The editors at today’s big paperback publishing houses Avon, Bantam, Dell, Berkley, DAW, Del Rey, Pocket Books, and so on are the most influential people in SF today. It is they who can choose to pay five- or six-figure advances, or to pay nothing at all. They decide which titles get promotion, and how much. They build their lines as carefully as magazine editors tend their periodicals. They can give a writer a huge advance, and thereby hope for a masterpiece. They can give security instead of freedom, with multiple book contracts, and encourage regular production. They can also insure hackwork and slipshod craftsmanship by keeping writers in indentured servitude, paying them peanuts, and making them write and write and write.

A single major paperback editor buys more words of fiction in a year than all the magazine editors combined. When one of them quits, or moves, or is fired, the shock waves spread throughout the genre, touch every active author — and ultimately every reader as well. They help to determine what I will write, and what you will read.

They choose which backlist classics to reissue, and which are to go out of print, and thereby determine what science fiction WAS. They choose what titles will be published and pushed and promoted, and thereby determine what science fiction IS. And they will determine what science fiction will be.

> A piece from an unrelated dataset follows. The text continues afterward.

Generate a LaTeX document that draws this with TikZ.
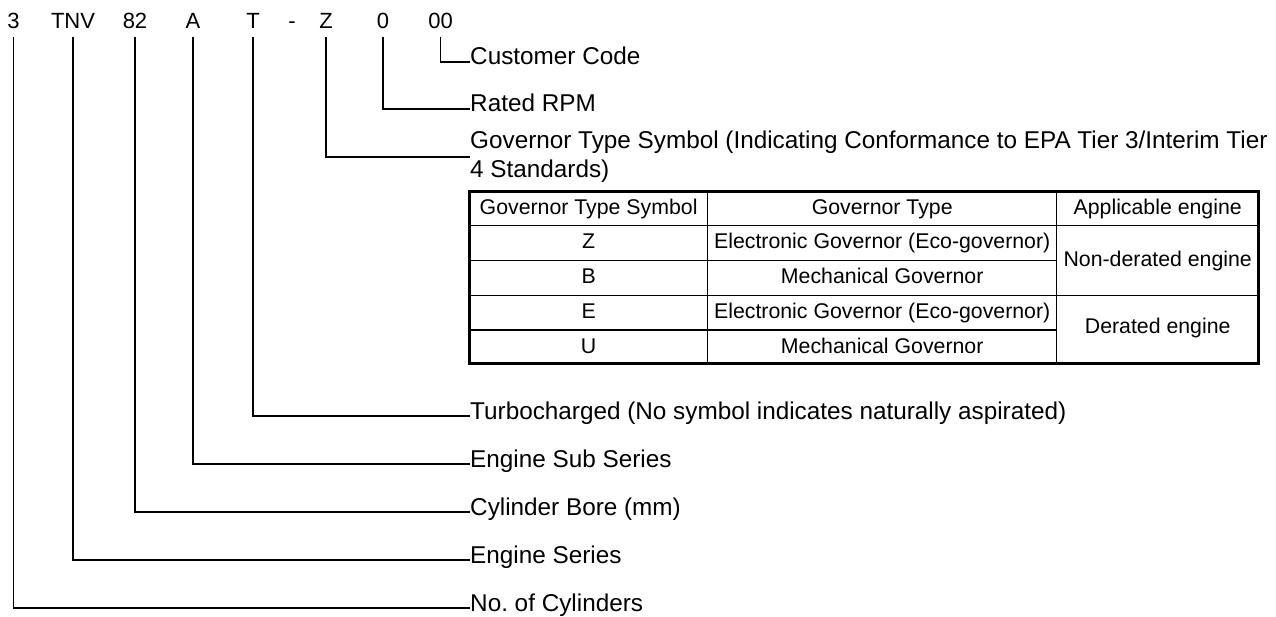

And the fans and readers don’t even know their names.

We should.

Today, the minute a writer who has published three or four stories shows up at a con, there are six people shoving microphones in his direction, asking for an interview. That’s fine, but no one ever interviews our invisible paperback editors, whose views are oh-so-crucial. I recognize the exceptions. The Del Reys have been interviewed, as has Don Wollheim. But what about the others? Our hypothetical young writer will be invited to be a Guest of Honor at a con after his first book or two. That’s fine too, that’s wonderful. But those paperback editors publish several books a month, and no one ever asks them to stand up and pontificate about where they think SF is going. Maybe we’re afraid they might really know. With us writers, there’s small danger of that.

Then there’s the awards. Several years back, the old “Best Magazine” Hugo was abolished in favor of a Hugo for “Best Editor.” The idea was to make those who edit anthologies and books eligible as well as the magazine editors. A good idea in theory, but it hasn’t worked. The magazine editors have dominated the competition, a few anthology editors have competed but none have won, and — in the life of the award — only one paperback editor has ever even appeared on the ballot. That was Donald A. Wollheim of DAW, whose initials are on every DAW book (no wonder he has more visibility than the others). And even he has been nominated only once.

Clearly, there’s something wrong. Either we need two categories, one for magazines and one for books, or the voters have to start utilizing the “Best Editor” Hugo in the way it was intended, instead of simply nominating the same people year after year, as if they were the only editors in the field.

The problem is one of visibility and identity. We know the magazine editors; the anthology editors get their names printed on the covers and the title page. But the paperback editors — except for Don Wollheim and the Del Reys, whose names have become their trademarks — are ciphers. Still, the problem is not insurmountable. A little thought and a little investigation, and one discovers interesting things.

Have you noticed that Ace is doing massive reissues from its backlist, that they’ve started a paperback magazine, that they’re initiating a new fantasy line? Do you approve? The reason is an editor named Jim Baen.

Have you wondered why a relatively small publisher like Berkely publishes so much good science fiction? David G. Hartwell was the editor there for years and years, and he changed a minor house into one of the most important publishers in SF. This fall he moved to Pocket Books, and it was a major coup, as if Galaxy had hired away John Campbell in the 50s. The Berkely books you know — and love, or hate; it doesn’t matter — were his books.

Do you like the stuff Pocket Books published this year, or the year before? My novel, DYING OF TIM LIGHT? Ben Bova’s COLONY? Kate Wilhelm’s novels, TIM CLEWISTON TEST and WHERE LATE THE SWEET BIRDS SANG? Marta Randall’s JOURNEY? Those were all bought by a woman named Adele Leone, who has since become a literary agent. This will be her last year of eligibility for the “Best Editor” Hugo.

Do you like Dell’s wraparound covers, the new kinds of packaging they’ve been doing, the major books they’ve been buying and issuing, the “Binary Stars” revival of the old Ace Double Novel concept? That’s all the doing of a fellow named Jim Frenkel, who has restored Dell to respectability. His immediate predecessor called the stuff “sci-fi.”

And there’s Bantam which is what it is because of Fred Pohl and now Sydny Weinberg. And Nancy Neiman at Avon. And Lester and Judy-Lynn Del Rey, of course, and Donald A. Wollheim, and more.

The point is not which one you choose to nominate or vote for. You and I might differ there. I have my own choices for Best Editor. The point is that you remember that they exist, as a class, when it comes time to fill out that all important Hugo nomination form.

Writers, don’t get enough money. Neither, oddly enough, do editors. I was shocked when I found out how little some of these terribly important people are paid.

Writers don’t get enough sex. If any of you want to rectify that, see me after the speech. I speak with less certainty about editors, but I’ve heard one or two of them complain on that score as well.

But writers do get one thing. Recognition, lots of it. Bylines and honors and awards. Our editors get none of that. Maybe that’s why they are such a cranky bunch, always making our lives wretched.

C’mon people, let us give them the recognition they deserve.

That way, maybe, they’ll leave the money and sex for us.